-- START OF INPUT ROWS --

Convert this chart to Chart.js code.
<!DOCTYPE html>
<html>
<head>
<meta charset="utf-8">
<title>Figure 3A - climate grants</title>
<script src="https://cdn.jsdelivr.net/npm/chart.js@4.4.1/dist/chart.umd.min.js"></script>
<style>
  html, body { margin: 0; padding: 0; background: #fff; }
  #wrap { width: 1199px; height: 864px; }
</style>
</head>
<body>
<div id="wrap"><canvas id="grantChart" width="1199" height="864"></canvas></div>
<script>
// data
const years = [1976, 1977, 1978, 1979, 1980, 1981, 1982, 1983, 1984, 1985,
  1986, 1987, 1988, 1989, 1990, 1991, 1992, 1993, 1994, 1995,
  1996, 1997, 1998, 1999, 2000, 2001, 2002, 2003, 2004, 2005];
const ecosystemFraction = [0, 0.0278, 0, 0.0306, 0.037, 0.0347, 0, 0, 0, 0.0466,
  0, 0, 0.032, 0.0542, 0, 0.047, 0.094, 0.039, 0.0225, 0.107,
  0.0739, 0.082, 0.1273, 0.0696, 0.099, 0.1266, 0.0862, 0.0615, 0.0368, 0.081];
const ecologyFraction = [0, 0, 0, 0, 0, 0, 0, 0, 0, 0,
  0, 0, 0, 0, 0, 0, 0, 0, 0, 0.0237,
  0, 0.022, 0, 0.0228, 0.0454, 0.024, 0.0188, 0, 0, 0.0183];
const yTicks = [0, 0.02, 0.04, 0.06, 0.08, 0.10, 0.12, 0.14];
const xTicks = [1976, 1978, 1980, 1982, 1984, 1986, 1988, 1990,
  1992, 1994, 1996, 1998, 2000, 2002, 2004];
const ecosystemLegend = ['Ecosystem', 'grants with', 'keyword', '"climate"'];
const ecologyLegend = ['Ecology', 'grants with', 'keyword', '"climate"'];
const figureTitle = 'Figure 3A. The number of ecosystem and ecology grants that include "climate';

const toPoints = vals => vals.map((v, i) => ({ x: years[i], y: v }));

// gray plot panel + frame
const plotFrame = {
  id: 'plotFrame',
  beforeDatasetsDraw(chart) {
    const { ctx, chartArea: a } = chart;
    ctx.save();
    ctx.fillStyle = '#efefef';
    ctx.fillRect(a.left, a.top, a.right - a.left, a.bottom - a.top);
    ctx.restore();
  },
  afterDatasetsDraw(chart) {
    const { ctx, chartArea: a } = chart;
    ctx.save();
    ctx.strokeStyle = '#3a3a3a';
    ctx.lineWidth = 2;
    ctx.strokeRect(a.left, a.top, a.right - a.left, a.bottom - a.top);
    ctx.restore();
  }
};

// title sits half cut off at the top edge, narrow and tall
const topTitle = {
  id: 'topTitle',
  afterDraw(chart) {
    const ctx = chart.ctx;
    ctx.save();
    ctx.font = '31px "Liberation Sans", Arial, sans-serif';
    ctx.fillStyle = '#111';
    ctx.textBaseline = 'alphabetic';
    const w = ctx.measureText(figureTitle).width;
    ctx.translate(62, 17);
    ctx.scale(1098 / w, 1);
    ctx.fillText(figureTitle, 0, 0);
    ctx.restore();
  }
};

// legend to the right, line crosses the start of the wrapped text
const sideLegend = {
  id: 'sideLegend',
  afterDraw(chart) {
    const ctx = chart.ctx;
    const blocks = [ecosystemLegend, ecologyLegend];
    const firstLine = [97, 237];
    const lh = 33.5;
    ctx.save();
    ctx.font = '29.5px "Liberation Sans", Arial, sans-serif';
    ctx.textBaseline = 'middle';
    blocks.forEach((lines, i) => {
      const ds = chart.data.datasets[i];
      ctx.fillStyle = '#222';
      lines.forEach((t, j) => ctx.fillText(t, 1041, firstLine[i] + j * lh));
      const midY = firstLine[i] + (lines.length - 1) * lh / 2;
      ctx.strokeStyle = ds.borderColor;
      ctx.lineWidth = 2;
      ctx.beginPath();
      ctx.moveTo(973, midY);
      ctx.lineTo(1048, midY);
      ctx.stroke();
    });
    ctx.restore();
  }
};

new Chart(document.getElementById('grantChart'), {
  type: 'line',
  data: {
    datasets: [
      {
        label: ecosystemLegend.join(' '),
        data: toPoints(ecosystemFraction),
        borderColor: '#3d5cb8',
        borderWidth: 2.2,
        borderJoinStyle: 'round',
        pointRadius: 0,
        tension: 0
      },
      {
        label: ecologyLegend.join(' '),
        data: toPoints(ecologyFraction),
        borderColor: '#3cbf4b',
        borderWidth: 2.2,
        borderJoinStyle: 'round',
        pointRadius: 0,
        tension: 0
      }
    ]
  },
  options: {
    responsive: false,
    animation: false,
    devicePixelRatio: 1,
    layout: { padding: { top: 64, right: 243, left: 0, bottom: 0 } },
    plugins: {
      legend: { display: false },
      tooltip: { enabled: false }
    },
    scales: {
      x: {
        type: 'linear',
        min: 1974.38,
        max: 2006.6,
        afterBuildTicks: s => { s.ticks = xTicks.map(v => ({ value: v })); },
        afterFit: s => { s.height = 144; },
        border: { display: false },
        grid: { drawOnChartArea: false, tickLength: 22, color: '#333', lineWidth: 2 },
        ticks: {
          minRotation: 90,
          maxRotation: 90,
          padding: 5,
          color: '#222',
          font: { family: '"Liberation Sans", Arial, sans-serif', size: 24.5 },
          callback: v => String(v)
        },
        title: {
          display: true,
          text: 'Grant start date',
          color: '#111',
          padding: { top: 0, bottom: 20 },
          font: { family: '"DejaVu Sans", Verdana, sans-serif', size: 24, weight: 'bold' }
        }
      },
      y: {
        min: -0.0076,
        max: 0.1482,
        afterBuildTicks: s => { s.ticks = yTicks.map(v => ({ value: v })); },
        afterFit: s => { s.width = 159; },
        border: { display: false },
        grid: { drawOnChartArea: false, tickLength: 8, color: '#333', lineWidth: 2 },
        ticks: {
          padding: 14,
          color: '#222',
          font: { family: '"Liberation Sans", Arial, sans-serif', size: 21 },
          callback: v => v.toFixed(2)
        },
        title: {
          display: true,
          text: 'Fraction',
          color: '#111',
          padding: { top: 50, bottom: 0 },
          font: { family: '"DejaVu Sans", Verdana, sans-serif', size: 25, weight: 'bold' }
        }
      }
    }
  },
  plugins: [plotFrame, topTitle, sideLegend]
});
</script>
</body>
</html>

-- END OF INPUT ROWS --
-- START OF INPUT ROWS --

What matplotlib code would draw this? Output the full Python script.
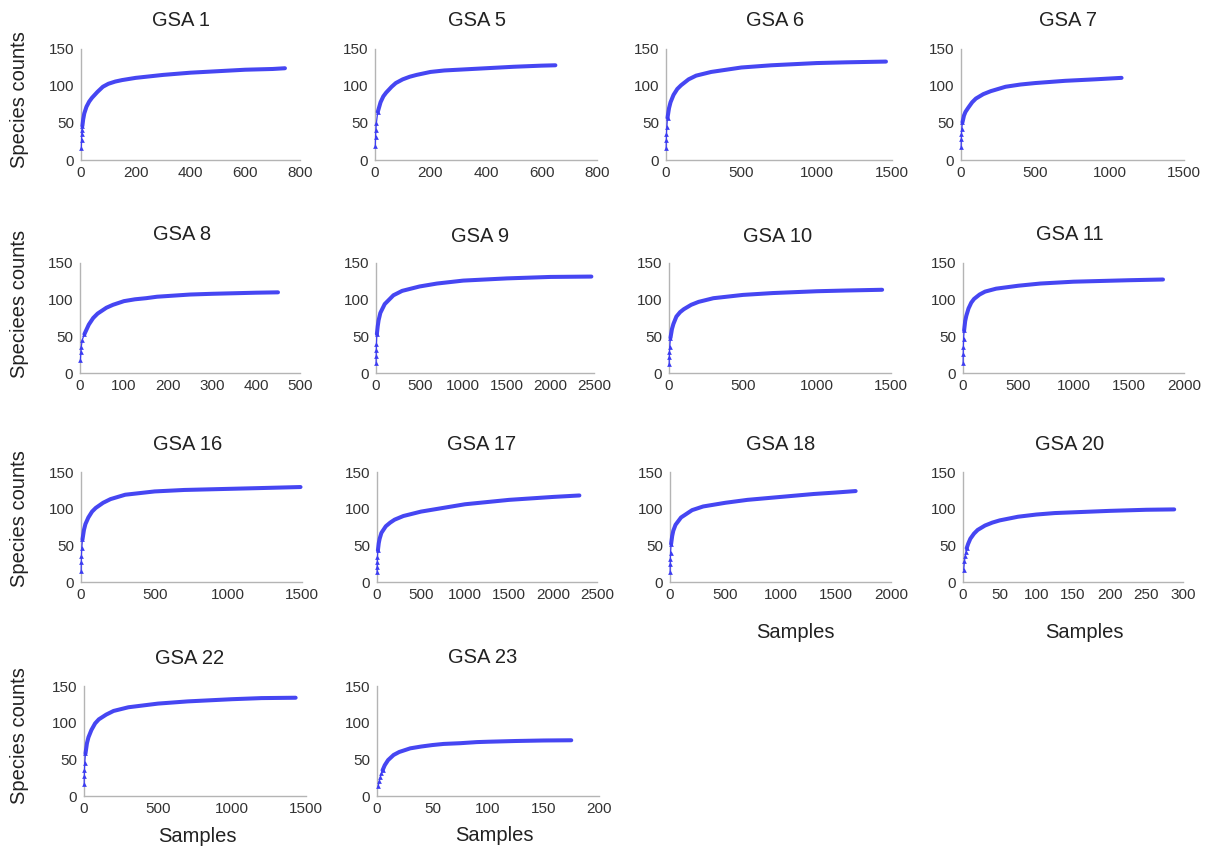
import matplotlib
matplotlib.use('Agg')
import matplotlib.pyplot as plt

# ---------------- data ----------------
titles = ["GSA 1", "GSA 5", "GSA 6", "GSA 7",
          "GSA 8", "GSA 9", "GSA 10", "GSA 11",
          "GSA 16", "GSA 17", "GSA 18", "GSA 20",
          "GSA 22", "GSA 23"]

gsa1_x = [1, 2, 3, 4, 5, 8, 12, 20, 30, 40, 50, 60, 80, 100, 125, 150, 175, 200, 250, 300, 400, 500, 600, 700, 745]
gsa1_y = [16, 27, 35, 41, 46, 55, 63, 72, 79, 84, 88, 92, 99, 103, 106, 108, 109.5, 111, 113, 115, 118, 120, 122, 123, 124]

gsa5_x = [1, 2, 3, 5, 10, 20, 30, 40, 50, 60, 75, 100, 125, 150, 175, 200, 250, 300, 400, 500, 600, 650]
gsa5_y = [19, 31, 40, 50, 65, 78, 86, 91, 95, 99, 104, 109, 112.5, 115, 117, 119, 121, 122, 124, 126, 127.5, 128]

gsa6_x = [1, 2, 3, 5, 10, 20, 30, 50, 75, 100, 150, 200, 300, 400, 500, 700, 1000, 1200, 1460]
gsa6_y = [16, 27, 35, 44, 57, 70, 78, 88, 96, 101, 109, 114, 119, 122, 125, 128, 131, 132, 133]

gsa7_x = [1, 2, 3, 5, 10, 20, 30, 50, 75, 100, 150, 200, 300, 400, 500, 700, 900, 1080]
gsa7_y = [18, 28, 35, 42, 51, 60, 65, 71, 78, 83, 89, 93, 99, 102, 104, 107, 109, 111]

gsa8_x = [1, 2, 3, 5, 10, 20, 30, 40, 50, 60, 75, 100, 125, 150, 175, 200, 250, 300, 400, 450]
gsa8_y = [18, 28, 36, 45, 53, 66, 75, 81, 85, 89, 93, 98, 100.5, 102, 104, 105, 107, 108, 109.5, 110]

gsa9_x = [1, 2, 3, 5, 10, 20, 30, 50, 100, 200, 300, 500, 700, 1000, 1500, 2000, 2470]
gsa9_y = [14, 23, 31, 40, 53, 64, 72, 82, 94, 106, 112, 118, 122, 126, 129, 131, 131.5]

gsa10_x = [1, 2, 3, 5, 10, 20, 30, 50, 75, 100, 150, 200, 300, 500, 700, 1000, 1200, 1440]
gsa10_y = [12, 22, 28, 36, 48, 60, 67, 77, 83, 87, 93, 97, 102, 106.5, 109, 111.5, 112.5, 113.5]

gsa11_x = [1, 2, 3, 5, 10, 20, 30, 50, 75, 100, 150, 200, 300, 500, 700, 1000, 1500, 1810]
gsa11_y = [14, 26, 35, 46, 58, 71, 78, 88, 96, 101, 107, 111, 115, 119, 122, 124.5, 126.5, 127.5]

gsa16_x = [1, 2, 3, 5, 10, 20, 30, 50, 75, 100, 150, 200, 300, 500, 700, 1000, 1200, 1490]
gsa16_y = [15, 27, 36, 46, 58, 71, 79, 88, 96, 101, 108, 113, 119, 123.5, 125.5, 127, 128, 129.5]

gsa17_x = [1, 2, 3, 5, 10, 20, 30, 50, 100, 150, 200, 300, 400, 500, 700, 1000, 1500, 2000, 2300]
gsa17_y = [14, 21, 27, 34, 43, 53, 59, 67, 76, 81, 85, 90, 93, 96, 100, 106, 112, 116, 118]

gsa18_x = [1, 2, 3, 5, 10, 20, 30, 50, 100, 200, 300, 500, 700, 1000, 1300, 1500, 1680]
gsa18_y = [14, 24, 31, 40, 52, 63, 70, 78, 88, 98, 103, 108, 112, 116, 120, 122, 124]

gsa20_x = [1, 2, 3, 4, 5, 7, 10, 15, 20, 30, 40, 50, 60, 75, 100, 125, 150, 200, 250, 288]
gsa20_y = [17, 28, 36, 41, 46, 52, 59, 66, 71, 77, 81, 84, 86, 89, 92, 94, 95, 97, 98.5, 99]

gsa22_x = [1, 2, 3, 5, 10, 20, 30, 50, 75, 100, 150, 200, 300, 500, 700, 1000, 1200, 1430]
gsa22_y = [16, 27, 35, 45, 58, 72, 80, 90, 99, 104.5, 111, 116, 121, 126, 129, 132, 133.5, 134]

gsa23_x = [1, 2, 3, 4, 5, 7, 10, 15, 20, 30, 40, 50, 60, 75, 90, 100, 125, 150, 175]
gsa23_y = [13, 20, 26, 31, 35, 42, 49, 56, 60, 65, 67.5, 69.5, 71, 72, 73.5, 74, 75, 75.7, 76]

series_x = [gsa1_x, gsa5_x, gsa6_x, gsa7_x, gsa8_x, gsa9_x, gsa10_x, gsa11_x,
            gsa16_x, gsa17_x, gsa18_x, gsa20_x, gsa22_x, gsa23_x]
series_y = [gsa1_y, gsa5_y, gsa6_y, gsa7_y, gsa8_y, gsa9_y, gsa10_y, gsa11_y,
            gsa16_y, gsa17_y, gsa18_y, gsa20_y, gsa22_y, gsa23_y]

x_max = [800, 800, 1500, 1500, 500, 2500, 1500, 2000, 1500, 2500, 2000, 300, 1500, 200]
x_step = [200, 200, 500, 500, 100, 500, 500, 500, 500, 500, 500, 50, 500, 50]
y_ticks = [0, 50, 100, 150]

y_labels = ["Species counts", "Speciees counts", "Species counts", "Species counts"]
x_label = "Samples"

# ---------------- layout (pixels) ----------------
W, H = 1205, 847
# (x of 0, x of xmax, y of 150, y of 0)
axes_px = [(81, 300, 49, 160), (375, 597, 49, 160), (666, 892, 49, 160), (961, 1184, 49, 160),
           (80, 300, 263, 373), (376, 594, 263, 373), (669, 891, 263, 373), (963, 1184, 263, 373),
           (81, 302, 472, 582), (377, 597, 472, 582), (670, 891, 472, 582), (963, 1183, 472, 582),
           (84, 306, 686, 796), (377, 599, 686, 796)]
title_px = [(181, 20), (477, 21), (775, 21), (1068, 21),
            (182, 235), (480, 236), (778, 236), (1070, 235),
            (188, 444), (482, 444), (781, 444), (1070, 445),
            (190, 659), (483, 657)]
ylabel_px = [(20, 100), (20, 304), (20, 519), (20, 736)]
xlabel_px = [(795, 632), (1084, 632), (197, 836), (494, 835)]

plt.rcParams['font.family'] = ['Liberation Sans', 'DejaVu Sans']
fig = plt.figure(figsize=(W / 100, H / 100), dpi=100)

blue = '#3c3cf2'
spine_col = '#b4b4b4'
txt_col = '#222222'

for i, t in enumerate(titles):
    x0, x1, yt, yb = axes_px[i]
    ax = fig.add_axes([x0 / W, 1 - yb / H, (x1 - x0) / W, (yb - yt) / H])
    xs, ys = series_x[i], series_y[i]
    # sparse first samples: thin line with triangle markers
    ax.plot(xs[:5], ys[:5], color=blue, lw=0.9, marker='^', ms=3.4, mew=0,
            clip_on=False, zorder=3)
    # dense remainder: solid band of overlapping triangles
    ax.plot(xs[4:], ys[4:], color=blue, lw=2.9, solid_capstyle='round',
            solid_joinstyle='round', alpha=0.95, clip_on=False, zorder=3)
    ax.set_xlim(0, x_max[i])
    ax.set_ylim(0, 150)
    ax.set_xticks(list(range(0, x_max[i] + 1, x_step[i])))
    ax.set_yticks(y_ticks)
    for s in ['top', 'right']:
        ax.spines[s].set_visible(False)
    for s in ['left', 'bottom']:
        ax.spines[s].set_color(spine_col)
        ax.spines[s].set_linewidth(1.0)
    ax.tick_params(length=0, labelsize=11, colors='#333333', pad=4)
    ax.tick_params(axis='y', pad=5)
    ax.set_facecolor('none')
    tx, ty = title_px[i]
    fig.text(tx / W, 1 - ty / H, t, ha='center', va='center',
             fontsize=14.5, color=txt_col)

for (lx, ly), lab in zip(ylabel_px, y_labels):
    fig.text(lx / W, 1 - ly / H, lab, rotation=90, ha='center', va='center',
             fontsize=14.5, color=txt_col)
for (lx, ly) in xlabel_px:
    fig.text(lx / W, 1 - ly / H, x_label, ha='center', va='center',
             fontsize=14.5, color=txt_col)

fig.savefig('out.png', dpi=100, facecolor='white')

-- END OF INPUT ROWS --

__DIRECTIONS__:
Lines from the one with "What matplotlib code" through the one with "108, 109.5, 110]" are the only ones to quote. Quote them exactly and leave out pictures.

__COMPLETE ANSWER__:
What matplotlib code would draw this? Output the full Python script.
import matplotlib
matplotlib.use('Agg')
import matplotlib.pyplot as plt

# ---------------- data ----------------
titles = ["GSA 1", "GSA 5", "GSA 6", "GSA 7",
          "GSA 8", "GSA 9", "GSA 10", "GSA 11",
          "GSA 16", "GSA 17", "GSA 18", "GSA 20",
          "GSA 22", "GSA 23"]

gsa1_x = [1, 2, 3, 4, 5, 8, 12, 20, 30, 40, 50, 60, 80, 100, 125, 150, 175, 200, 250, 300, 400, 500, 600, 700, 745]
gsa1_y = [16, 27, 35, 41, 46, 55, 63, 72, 79, 84, 88, 92, 99, 103, 106, 108, 109.5, 111, 113, 115, 118, 120, 122, 123, 124]

gsa5_x = [1, 2, 3, 5, 10, 20, 30, 40, 50, 60, 75, 100, 125, 150, 175, 200, 250, 300, 400, 500, 600, 650]
gsa5_y = [19, 31, 40, 50, 65, 78, 86, 91, 95, 99, 104, 109, 112.5, 115, 117, 119, 121, 122, 124, 126, 127.5, 128]

gsa6_x = [1, 2, 3, 5, 10, 20, 30, 50, 75, 100, 150, 200, 300, 400, 500, 700, 1000, 1200, 1460]
gsa6_y = [16, 27, 35, 44, 57, 70, 78, 88, 96, 101, 109, 114, 119, 122, 125, 128, 131, 132, 133]

gsa7_x = [1, 2, 3, 5, 10, 20, 30, 50, 75, 100, 150, 200, 300, 400, 500, 700, 900, 1080]
gsa7_y = [18, 28, 35, 42, 51, 60, 65, 71, 78, 83, 89, 93, 99, 102, 104, 107, 109, 111]

gsa8_x = [1, 2, 3, 5, 10, 20, 30, 40, 50, 60, 75, 100, 125, 150, 175, 200, 250, 300, 400, 450]
gsa8_y = [18, 28, 36, 45, 53, 66, 75, 81, 85, 89, 93, 98, 100.5, 102, 104, 105, 107, 108, 109.5, 110]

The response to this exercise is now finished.